Sean McVay has been the Los Angeles Rams coach for seven years, and during that span he’d always been the youngest head coach in the NFL. That changed on Friday, when the New England Patriots reportedly decided to make Jerod Mayo their new coach, replacing Bill Belichick.

Mayo is just one month younger than McVay, but nonetheless, he takes the title of youngest active head coach in the league. McVay held onto that moniker for his entire tenure with the Rams thus far, and his time as youngest head coach alone essentially spanned an entire head coaching tenure.

Here are the six things to know about his tenure as the youngest head coach in the NFL:

McVay was the youngest head coach in NFL history

When the Rams hired him, McVay was a few weeks short of his 31st birthday, meaning he edged out Lane Kiffin as the youngest ever NFL head coach. At the time, he was six years younger than the next-youngest coach in the NFL, Kyle Shanahan.

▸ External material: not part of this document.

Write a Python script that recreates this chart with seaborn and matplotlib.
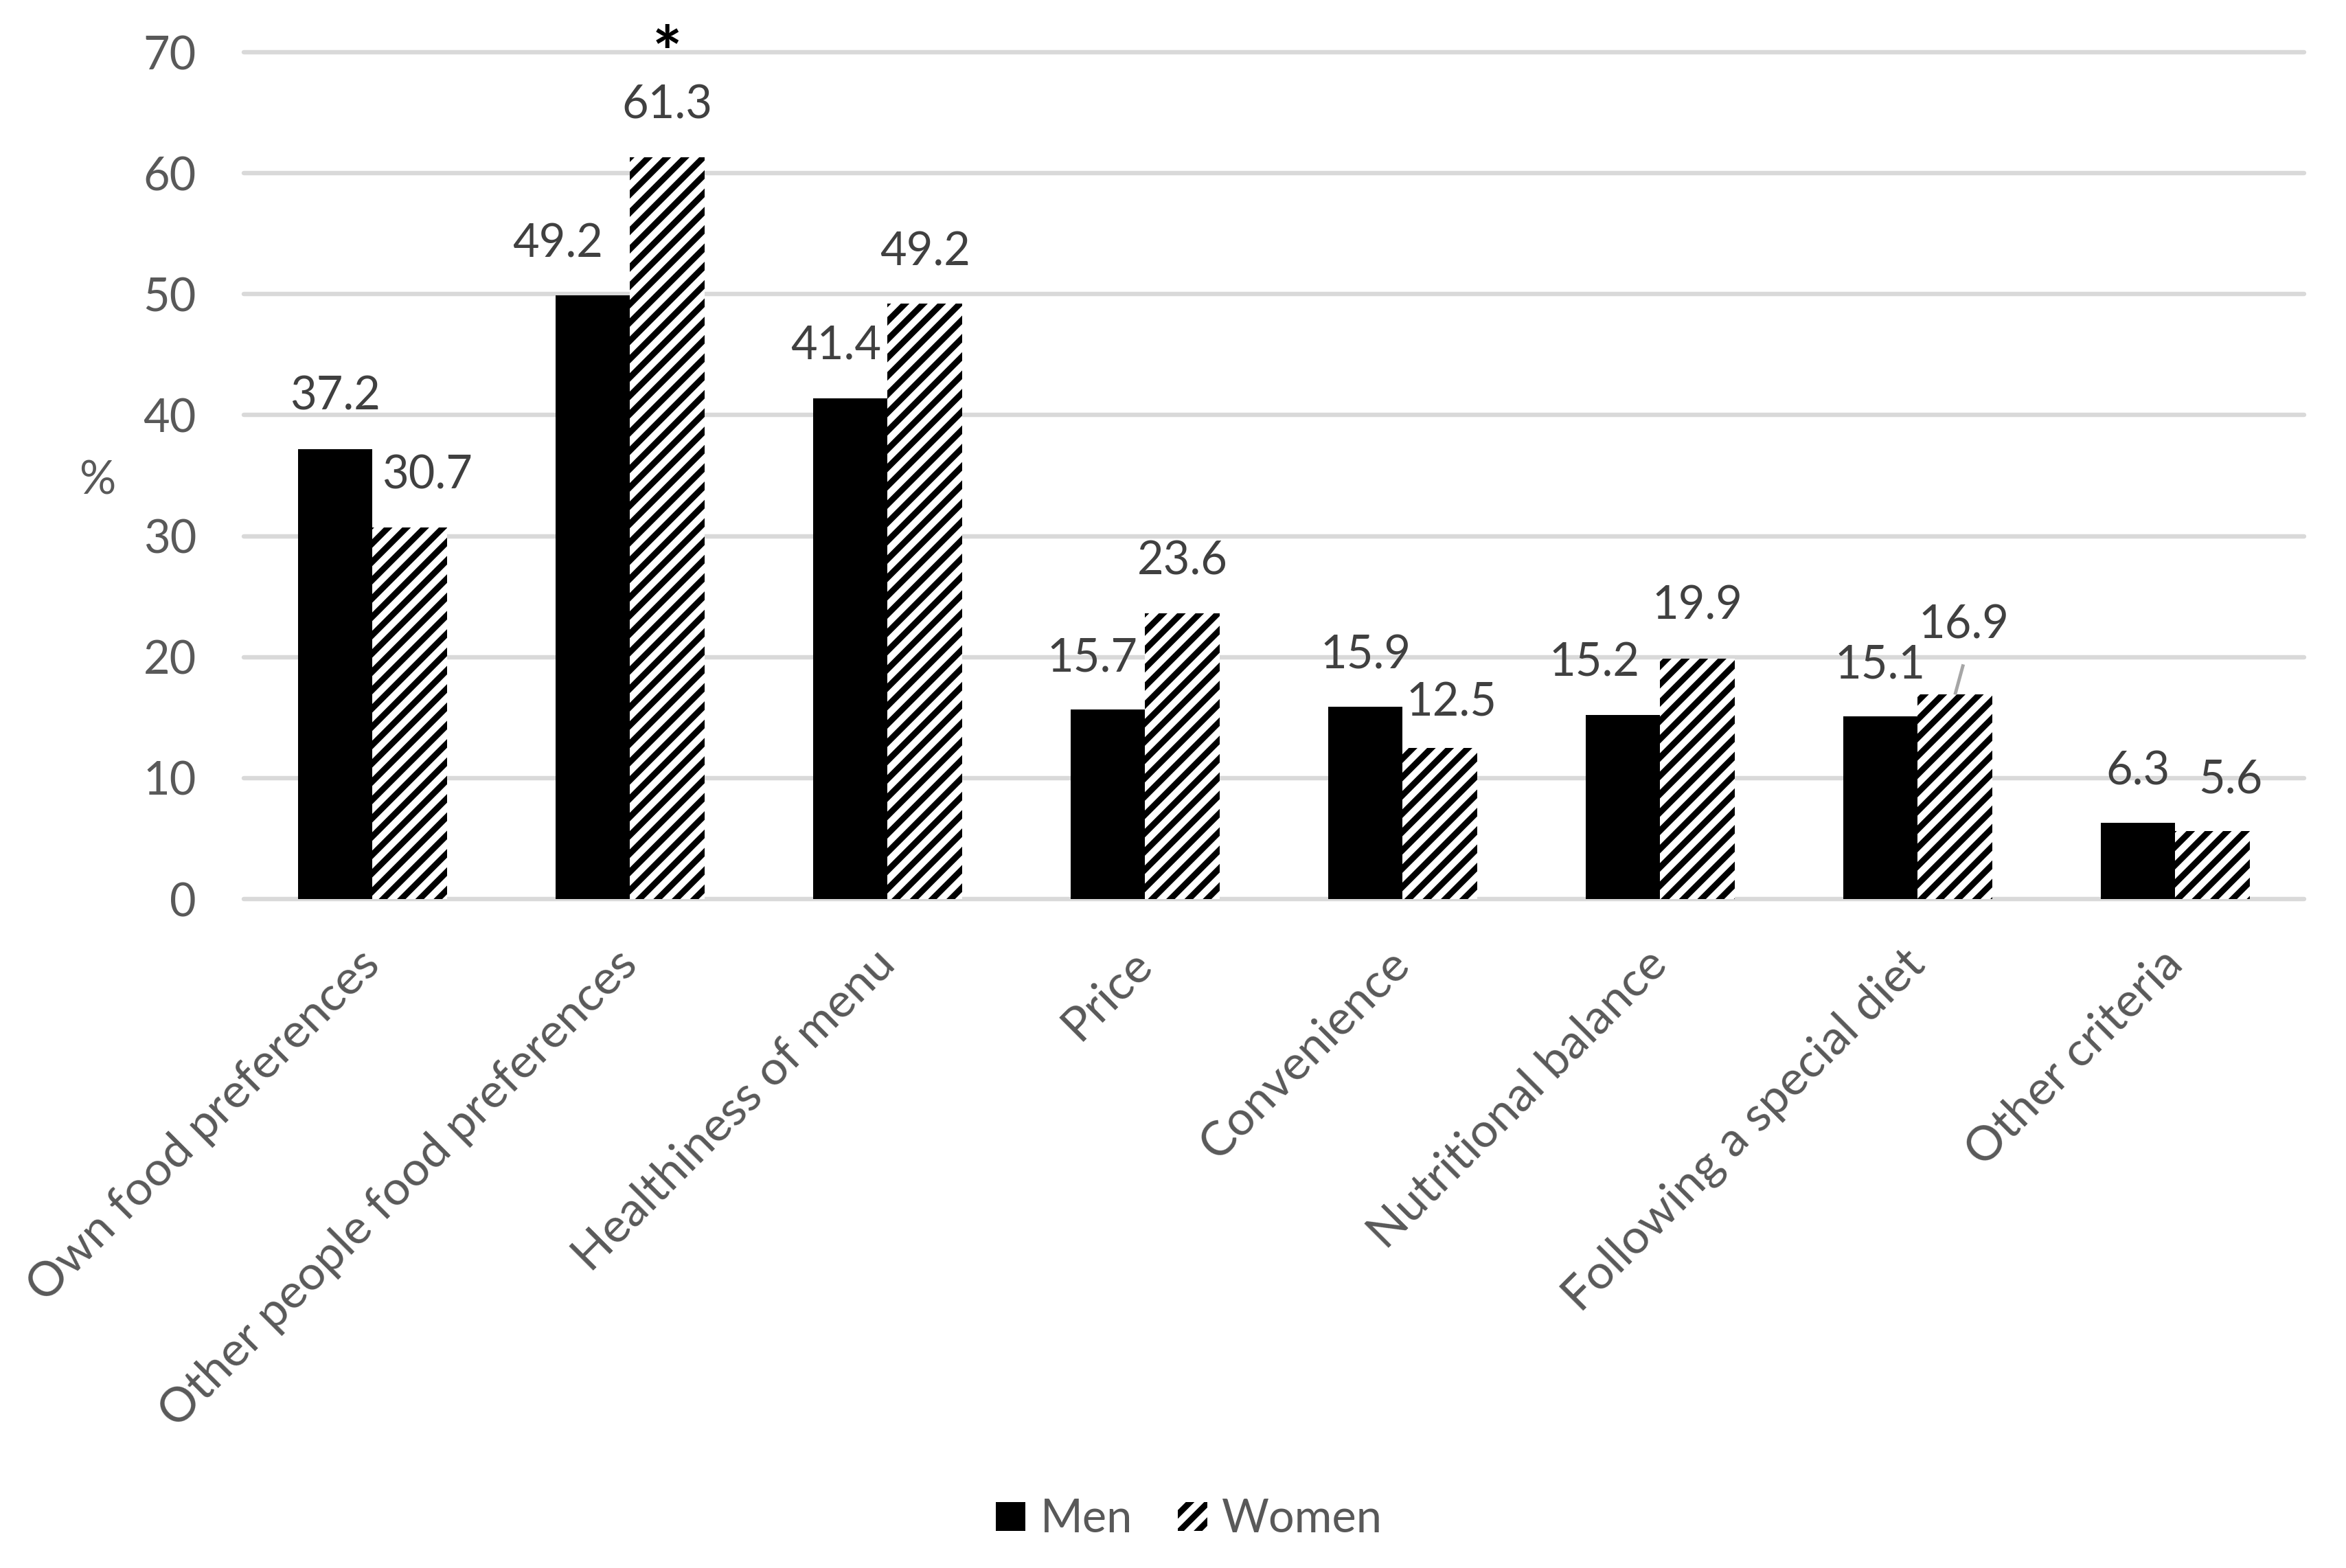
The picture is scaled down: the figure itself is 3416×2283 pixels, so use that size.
import matplotlib
matplotlib.use('Agg')
import matplotlib.pyplot as plt
import pandas as pd
import seaborn as sns
from matplotlib.patches import Patch

# Data
categories = ['Own food preferences', 'Other people food preferences', 'Healthiness of menu',
              'Price', 'Convenience', 'Nutritional balance', 'Following a special diet',
              'Other criteria']
men = [37.2, 49.9, 41.4, 15.7, 15.9, 15.2, 15.1, 6.3]
women = [30.7, 61.3, 49.2, 23.6, 12.5, 19.9, 16.9, 5.6]
men_labels = ['37.2', '49.2', '41.4', '15.7', '15.9', '15.2', '15.1', '6.3']
women_labels = ['30.7', '61.3', '49.2', '23.6', '12.5', '19.9', '16.9', '5.6']
groups = ['Men', 'Women']
y_ticks = [0, 10, 20, 30, 40, 50, 60, 70]

# label placement: shift from bar centre (category units) and label centre height (%)
men_lab_dx = [0, -0.136, -0.056, -0.06, 0, -0.11, 0, 0]
men_lab_y = [41.8, 54.4, 46.0, 20.2, 20.4, 19.8, 19.6, 10.8]
women_lab_dx = [0.067, 0, 0, 0, 0.045, 0, 0.035, 0.07]
women_lab_y = [35.3, 65.9, 53.7, 28.2, 16.5, 24.5, 22.9, 10.1]

df = pd.DataFrame({
    'criterion': categories * 2,
    'sex': [groups[0]] * len(men) + [groups[1]] * len(women),
    'value': men + women,
})

DPI = 160
FS = 30
TICK_COLOR = '#595959'
LABEL_COLOR = '#404040'
GRID_COLOR = '#D9D9D9'

sns.set_theme(style='white')
plt.rcParams['font.family'] = ['Lato', 'DejaVu Sans']
plt.rcParams['hatch.linewidth'] = 4.0
plt.rcParams['hatch.color'] = 'black'

fig = plt.figure(figsize=(3416 / DPI, 2283 / DPI), dpi=DPI)
ax = fig.add_axes([0.1039, 0.4266, 0.8782, 0.5401])

sns.barplot(data=df, x='criterion', y='value', hue='sex',
            palette={'Men': 'black', 'Women': 'white'}, saturation=1,
            width=0.58, legend=False, ax=ax)

for bar in ax.containers[0]:
    bar.set_linewidth(0)
    bar.set_edgecolor('black')
for bar in ax.containers[1]:
    bar.set_facecolor('white')
    bar.set_edgecolor('black')
    bar.set_hatch('//')
    bar.set_linewidth(0)

# value labels
half_digit = 1.35
for bars, labs, dxs, ys in [(ax.containers[0], men_labels, men_lab_dx, men_lab_y),
                            (ax.containers[1], women_labels, women_lab_dx, women_lab_y)]:
    for bar, lab, dx, y in zip(bars, labs, dxs, ys):
        cx = bar.get_x() + bar.get_width() / 2
        ax.text(cx + dx, y - half_digit, lab, ha='center', va='baseline',
                fontsize=FS, color=LABEL_COLOR, clip_on=False)

# significance star on women / other people
star_bar = ax.containers[1][1]
ax.text(star_bar.get_x() + star_bar.get_width() / 2, 67.9, '*', ha='center', va='baseline',
        fontsize=46, fontweight='bold', color='black', clip_on=False)

# leader line for 16.9
lead_bar = ax.containers[1][6]
lx = lead_bar.get_x() + lead_bar.get_width() / 2
ax.plot([lx + 0.032, lx], [19.4, 16.9], color='#A6A6A6', lw=2.2, solid_capstyle='butt')

# axes styling
ax.set_xlim(-0.5, len(categories) - 0.5)
ax.set_ylim(0, 70)
ax.set_yticks(y_ticks)
ax.set_xlabel('')
ax.set_ylabel('')
ax.grid(axis='y', color=GRID_COLOR, lw=2.9)
ax.set_axisbelow(True)
for line in ax.get_ygridlines():
    line.set_clip_on(False)
for s in ax.spines.values():
    s.set_visible(False)

ax.tick_params(axis='y', length=0, pad=31, labelsize=FS, labelcolor=TICK_COLOR)
ax.tick_params(axis='x', length=0, pad=38, labelsize=31.5, labelcolor=TICK_COLOR)
for lab in ax.get_xticklabels():
    lab.set_rotation(45)
    lab.set_ha('right')
    lab.set_va('center')
    lab.set_rotation_mode('anchor')

fig.text(142 / 3416, 1 - 700 / 2283, '%', ha='center', va='center',
         fontsize=FS, color=TICK_COLOR)

handles = [Patch(facecolor='black', edgecolor='black', lw=0),
           Patch(facecolor='white', edgecolor='black', hatch='//', lw=0)]
fig.legend(handles=handles, labels=groups, loc='center', bbox_to_anchor=(0.507, 0.031),
           ncol=2, frameon=False, fontsize=FS, handlelength=0.64, handleheight=0.6,
           handletextpad=0.32, columnspacing=1.0, labelcolor=TICK_COLOR)

fig.savefig('out.png', dpi=DPI)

Los Angeles Rams head coach Sean McVay smiles while on the field before a game.

Sean McVay spent seven seasons as the youngest head coach in the NFL.

He is the youngest head coach to reach a Super Bowl

The Rams won the NFC in 2019, McVay’s second season, meaning he beat Mike Tomlin’s record as youngest to lead a team to the Super Bowl by four years. While Los Angeles didn’t win that game, McVay was already on his way to breaking records.

He later became the youngest head coach to win a Super Bowl

Los Angeles would make it back to the Super Bowl three years later, and this time McVay won it all to beat Tomlin’s record for youngest Super Bowl-winning head coach at 36 years and 20 days old, doing so in his final opportunity to break the record. 

He almost retired after the 2022 season

Last offseason, McVay actually considered retiring after a disappointing 5–12 record in his title defense. The coach ultimately chose to stay in his role, though, leading the Rams back to the playoffs this year.

He is the fourth-longest tenured coach

Only John Harbaugh, Mike Tomlin and Andy Reid have been with their teams longer than McVay, while Sean McDermott and Kyle Shanahan were also hired the same year as McVay.

He beat out 60 coaches for the record before Mayo was hired

Including 2017, 45 different coaches have been hired to take head coaching roles, and another 15 coaches became interim head coaches midseason. That means McVay was younger than all of them until Mayo took the Patriots job, which ended McVay’s seven-year run.